#### Direction
For the data that follows, report how many lines contain the word "this", and nothing else.

#### Data supplied
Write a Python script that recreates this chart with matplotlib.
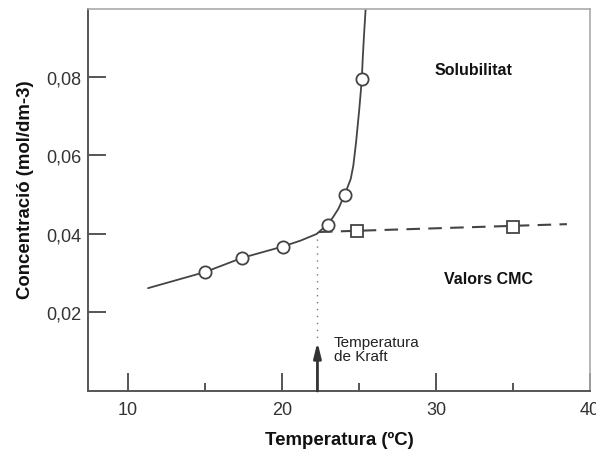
...
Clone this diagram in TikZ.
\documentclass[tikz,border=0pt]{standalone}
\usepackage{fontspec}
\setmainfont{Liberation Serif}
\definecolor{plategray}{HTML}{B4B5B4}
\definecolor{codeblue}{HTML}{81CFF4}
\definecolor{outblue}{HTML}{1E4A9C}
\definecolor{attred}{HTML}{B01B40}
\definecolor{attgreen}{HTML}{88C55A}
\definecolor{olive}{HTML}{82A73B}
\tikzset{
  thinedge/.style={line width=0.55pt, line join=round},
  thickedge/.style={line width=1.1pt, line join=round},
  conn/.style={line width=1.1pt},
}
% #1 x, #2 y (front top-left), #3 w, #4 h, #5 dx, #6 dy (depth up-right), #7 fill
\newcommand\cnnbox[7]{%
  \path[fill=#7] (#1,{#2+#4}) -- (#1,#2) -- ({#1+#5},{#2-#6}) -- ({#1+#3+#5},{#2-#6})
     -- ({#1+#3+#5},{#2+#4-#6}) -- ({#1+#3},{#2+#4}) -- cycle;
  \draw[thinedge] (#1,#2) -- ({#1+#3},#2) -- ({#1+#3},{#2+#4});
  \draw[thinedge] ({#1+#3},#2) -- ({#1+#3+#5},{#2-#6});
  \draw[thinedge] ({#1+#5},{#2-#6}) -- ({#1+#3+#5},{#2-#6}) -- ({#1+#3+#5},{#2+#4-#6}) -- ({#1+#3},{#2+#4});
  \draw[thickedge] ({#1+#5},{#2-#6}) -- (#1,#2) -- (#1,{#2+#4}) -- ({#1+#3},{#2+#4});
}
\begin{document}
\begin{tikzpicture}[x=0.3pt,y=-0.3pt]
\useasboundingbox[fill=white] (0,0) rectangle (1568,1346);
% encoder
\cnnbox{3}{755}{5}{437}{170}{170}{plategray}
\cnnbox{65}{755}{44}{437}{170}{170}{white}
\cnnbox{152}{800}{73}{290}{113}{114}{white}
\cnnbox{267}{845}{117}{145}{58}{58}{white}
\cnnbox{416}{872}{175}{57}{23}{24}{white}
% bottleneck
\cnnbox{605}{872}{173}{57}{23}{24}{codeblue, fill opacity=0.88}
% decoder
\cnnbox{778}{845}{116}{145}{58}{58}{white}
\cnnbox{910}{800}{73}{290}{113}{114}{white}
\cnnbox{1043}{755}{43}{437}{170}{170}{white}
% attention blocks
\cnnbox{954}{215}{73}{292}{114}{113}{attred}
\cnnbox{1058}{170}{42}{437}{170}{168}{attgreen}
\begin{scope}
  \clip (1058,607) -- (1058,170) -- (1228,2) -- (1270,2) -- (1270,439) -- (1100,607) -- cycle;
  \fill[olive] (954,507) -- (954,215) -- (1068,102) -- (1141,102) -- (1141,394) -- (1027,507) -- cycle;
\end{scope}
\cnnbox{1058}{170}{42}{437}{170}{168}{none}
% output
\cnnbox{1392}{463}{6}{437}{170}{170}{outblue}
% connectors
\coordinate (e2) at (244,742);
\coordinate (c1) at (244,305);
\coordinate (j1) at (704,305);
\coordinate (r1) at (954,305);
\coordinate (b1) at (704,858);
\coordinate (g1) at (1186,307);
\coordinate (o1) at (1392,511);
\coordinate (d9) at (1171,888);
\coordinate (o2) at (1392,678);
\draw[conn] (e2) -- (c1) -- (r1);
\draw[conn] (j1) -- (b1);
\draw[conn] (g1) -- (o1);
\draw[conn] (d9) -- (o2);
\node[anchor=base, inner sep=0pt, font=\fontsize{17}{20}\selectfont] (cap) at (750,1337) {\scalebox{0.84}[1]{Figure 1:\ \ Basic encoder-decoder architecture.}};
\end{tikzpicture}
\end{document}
==
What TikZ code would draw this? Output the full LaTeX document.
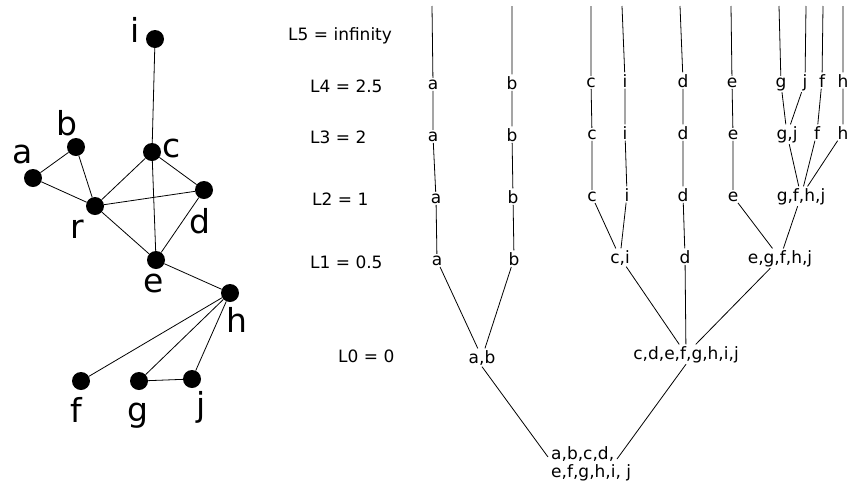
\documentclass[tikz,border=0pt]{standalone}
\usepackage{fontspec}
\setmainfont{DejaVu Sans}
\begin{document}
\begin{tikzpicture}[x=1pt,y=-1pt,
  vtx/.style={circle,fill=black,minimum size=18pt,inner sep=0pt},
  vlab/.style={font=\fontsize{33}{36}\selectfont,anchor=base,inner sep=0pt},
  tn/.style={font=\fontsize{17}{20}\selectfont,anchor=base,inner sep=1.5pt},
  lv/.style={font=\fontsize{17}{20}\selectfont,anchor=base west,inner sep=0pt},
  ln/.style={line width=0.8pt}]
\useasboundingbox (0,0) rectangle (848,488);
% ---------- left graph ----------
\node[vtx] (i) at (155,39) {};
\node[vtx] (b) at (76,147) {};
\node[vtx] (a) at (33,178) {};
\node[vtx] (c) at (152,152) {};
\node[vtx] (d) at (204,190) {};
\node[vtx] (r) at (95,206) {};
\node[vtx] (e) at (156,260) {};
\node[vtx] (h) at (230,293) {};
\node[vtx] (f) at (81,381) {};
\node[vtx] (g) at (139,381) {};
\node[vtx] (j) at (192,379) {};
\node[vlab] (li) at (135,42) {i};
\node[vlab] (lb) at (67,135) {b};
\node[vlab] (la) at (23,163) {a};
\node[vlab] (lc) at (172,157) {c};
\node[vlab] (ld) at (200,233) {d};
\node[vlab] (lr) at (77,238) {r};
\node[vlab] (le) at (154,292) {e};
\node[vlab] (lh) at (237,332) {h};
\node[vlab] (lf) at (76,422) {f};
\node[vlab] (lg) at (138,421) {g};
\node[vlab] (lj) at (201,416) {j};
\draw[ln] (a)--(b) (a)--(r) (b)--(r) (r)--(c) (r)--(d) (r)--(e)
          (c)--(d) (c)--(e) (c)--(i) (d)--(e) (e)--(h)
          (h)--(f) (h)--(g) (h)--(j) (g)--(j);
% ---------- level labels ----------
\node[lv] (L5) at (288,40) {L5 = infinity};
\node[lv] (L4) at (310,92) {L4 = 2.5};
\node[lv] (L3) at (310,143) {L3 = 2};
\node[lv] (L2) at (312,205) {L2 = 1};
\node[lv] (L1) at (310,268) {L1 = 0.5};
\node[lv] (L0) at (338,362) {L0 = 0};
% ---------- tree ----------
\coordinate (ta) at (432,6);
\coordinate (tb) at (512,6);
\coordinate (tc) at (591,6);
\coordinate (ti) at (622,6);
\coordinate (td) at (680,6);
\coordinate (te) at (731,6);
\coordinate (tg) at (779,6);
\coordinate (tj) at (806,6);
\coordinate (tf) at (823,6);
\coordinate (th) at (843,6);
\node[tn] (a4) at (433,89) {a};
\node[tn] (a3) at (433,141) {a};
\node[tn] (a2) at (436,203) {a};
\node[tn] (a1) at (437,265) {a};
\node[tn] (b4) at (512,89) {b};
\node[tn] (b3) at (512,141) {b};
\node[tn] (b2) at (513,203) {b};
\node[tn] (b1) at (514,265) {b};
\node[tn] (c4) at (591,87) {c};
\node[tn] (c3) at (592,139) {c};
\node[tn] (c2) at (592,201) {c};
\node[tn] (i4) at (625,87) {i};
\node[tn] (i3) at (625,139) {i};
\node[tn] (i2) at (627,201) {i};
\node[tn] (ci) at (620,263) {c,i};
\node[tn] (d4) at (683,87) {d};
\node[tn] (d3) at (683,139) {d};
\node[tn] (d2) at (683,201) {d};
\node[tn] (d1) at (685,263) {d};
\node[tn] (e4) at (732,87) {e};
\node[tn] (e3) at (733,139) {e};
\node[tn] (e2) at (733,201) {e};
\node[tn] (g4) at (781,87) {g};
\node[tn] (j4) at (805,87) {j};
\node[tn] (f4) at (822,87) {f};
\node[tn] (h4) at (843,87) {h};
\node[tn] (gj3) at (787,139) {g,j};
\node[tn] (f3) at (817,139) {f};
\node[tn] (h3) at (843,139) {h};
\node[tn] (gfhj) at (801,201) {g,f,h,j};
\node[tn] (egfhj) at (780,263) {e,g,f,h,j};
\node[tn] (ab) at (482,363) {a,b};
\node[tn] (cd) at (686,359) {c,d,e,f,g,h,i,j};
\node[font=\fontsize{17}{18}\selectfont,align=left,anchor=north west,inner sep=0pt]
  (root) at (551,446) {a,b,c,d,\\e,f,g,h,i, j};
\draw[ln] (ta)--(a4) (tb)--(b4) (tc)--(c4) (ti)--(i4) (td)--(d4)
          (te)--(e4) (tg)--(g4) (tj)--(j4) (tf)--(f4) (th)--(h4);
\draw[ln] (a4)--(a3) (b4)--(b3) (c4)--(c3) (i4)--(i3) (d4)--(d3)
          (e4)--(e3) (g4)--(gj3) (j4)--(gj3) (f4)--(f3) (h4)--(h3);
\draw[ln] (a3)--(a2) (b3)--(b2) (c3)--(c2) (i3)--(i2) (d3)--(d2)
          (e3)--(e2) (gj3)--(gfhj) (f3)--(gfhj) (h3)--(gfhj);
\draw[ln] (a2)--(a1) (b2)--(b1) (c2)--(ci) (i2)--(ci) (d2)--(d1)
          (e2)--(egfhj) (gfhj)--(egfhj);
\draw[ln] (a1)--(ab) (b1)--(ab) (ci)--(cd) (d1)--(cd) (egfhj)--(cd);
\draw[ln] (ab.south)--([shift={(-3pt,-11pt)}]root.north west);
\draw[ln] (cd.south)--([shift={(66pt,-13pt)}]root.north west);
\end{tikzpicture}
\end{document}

#### Written solution
3